Stated exercise:
In your copy, include every line of the listing below exactly but none of the pictures.

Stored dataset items
-----

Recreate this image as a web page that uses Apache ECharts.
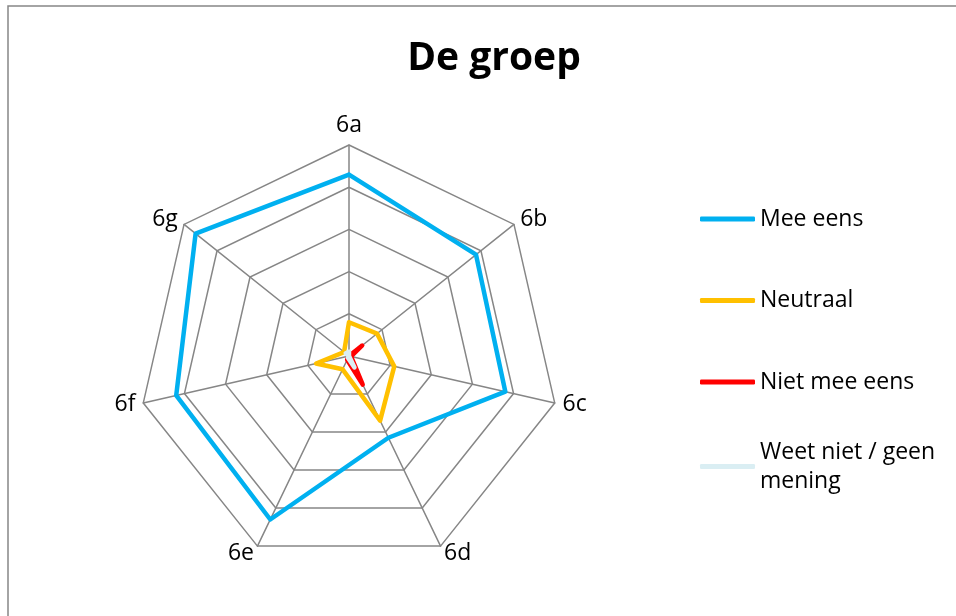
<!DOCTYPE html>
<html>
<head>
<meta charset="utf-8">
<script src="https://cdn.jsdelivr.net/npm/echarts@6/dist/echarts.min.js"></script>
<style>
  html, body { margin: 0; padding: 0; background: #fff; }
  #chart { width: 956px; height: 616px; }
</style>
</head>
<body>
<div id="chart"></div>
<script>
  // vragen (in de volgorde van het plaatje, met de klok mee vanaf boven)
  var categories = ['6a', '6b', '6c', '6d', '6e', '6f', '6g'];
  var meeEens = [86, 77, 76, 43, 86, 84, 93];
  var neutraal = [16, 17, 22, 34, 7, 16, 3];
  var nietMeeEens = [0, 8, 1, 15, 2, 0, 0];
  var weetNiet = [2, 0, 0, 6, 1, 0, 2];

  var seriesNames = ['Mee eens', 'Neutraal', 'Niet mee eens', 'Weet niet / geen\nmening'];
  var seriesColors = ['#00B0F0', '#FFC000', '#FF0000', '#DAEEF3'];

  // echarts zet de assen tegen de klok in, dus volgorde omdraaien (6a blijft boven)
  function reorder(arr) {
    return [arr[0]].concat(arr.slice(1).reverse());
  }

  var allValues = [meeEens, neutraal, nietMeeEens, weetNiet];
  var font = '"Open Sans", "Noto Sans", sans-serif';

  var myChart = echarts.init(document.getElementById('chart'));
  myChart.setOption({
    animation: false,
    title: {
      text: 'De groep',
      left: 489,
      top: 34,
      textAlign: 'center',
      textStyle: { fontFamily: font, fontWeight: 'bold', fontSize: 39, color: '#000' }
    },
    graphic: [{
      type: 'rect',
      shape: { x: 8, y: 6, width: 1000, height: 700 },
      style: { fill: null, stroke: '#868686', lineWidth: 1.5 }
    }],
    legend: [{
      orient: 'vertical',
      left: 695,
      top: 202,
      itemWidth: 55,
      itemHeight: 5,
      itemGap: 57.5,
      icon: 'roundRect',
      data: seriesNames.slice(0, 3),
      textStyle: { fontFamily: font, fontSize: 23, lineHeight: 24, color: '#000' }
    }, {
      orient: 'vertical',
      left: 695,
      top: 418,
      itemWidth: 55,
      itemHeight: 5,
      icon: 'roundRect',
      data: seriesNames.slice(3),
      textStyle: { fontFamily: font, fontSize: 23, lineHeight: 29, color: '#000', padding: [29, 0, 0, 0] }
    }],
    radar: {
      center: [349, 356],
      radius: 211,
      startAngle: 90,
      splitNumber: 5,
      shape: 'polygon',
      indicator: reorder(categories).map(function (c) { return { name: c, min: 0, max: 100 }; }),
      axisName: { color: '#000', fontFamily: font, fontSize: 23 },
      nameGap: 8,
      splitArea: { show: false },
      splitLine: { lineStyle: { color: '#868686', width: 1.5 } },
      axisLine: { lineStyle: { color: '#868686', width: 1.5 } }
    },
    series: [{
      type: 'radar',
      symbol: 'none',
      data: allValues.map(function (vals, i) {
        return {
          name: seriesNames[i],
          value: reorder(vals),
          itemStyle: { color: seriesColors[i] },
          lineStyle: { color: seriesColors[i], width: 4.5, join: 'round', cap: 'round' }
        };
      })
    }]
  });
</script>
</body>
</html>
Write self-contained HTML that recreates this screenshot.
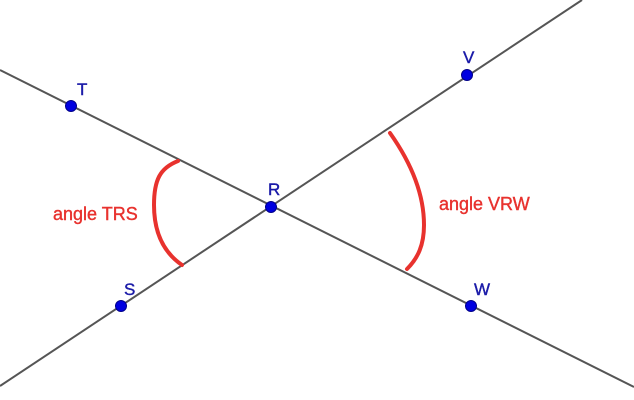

-----

Solution to the exercise:
Recreate this image as a web page that uses Apache ECharts.
<!DOCTYPE html>
<html>
<head>
<meta charset="utf-8">
<script src="https://cdn.jsdelivr.net/npm/echarts@6/dist/echarts.min.js"></script>
<style>
  html, body { margin: 0; padding: 0; background: #fff; }
  #chart { width: 956px; height: 616px; }
</style>
</head>
<body>
<div id="chart"></div>
<script>
  // vragen (in de volgorde van het plaatje, met de klok mee vanaf boven)
  var categories = ['6a', '6b', '6c', '6d', '6e', '6f', '6g'];
  var meeEens = [86, 77, 76, 43, 86, 84, 93];
  var neutraal = [16, 17, 22, 34, 7, 16, 3];
  var nietMeeEens = [0, 8, 1, 15, 2, 0, 0];
  var weetNiet = [2, 0, 0, 6, 1, 0, 2];

  var seriesNames = ['Mee eens', 'Neutraal', 'Niet mee eens', 'Weet niet / geen\nmening'];
  var seriesColors = ['#00B0F0', '#FFC000', '#FF0000', '#DAEEF3'];

  // echarts zet de assen tegen de klok in, dus volgorde omdraaien (6a blijft boven)
  function reorder(arr) {
    return [arr[0]].concat(arr.slice(1).reverse());
  }

  var allValues = [meeEens, neutraal, nietMeeEens, weetNiet];
  var font = '"Open Sans", "Noto Sans", sans-serif';

  var myChart = echarts.init(document.getElementById('chart'));
  myChart.setOption({
    animation: false,
    title: {
      text: 'De groep',
      left: 489,
      top: 34,
      textAlign: 'center',
      textStyle: { fontFamily: font, fontWeight: 'bold', fontSize: 39, color: '#000' }
    },
    graphic: [{
      type: 'rect',
      shape: { x: 8, y: 6, width: 1000, height: 700 },
      style: { fill: null, stroke: '#868686', lineWidth: 1.5 }
    }],
    legend: [{
      orient: 'vertical',
      left: 695,
      top: 202,
      itemWidth: 55,
      itemHeight: 5,
      itemGap: 57.5,
      icon: 'roundRect',
      data: seriesNames.slice(0, 3),
      textStyle: { fontFamily: font, fontSize: 23, lineHeight: 24, color: '#000' }
    }, {
      orient: 'vertical',
      left: 695,
      top: 418,
      itemWidth: 55,
      itemHeight: 5,
      icon: 'roundRect',
      data: seriesNames.slice(3),
      textStyle: { fontFamily: font, fontSize: 23, lineHeight: 29, color: '#000', padding: [29, 0, 0, 0] }
    }],
    radar: {
      center: [349, 356],
      radius: 211,
      startAngle: 90,
      splitNumber: 5,
      shape: 'polygon',
      indicator: reorder(categories).map(function (c) { return { name: c, min: 0, max: 100 }; }),
      axisName: { color: '#000', fontFamily: font, fontSize: 23 },
      nameGap: 8,
      splitArea: { show: false },
      splitLine: { lineStyle: { color: '#868686', width: 1.5 } },
      axisLine: { lineStyle: { color: '#868686', width: 1.5 } }
    },
    series: [{
      type: 'radar',
      symbol: 'none',
      data: allValues.map(function (vals, i) {
        return {
          name: seriesNames[i],
          value: reorder(vals),
          itemStyle: { color: seriesColors[i] },
          lineStyle: { color: seriesColors[i], width: 4.5, join: 'round', cap: 'round' }
        };
      })
    }]
  });
</script>
</body>
</html>
Write self-contained HTML that recreates this screenshot.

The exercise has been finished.